The essential thing is to appreciate that religions should be absolved of the acts of terrorists since they only use the name. As President Barack Obama said in his address to the United Nations General Assembly two days ago, “All religions have been attacked from within at some point and all people of faith have a responsibility to lift up the value at the heart of all religion: do unto thy neighbor as you would have done to you.”
In that sense, terrorists are not Muslims; terrorists are terrorists and they should bear their fathers’ names. The short but crucial message of the United Nations Secretary General, Mr. Ban Ki-Moon, this Sunday on the occasion of the International Day of Peace is apt and worth re-sharing and this column urges the identified sponsors of terror to allow Nigeria to “breathe the air of peace”:
“We ask combatants to put down their arms so all can breathe the air of peace.
“Armed conflict causes untold grief to families, communities and entire countries.
“Too many are suffering today at the brutal hands of the warmongers and terrorists.
“Let us stand with them in solidarity.
“Peace and security are essential foundations for social progress and sustainable development.
“That is why three decades ago, the United Nations affirmed the right of peoples to peace.
“Throughout the coming year, we will commemorate the 70th anniversary of the United Nations.

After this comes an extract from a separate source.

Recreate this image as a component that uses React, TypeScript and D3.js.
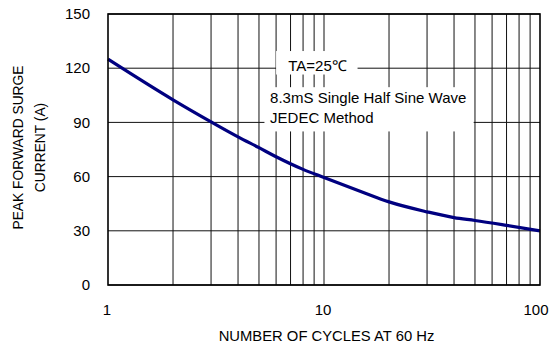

“Our organization is founded on the pledge to save succeeding generations from the scourge of war.
“We have made much progress.
“But much remains to be done.
“We must douse the fires of extremism and tackle the root causes of conflict.
“Peace is a long road that we must travel together – step by step, beginning today.
“Let us all observe a minute silence, at noon.
“Let us all reflect on peace – and what it means for our human family.
“Let us hold it in our hearts and minds and tenderly nurture it so that it may grow and blossom.”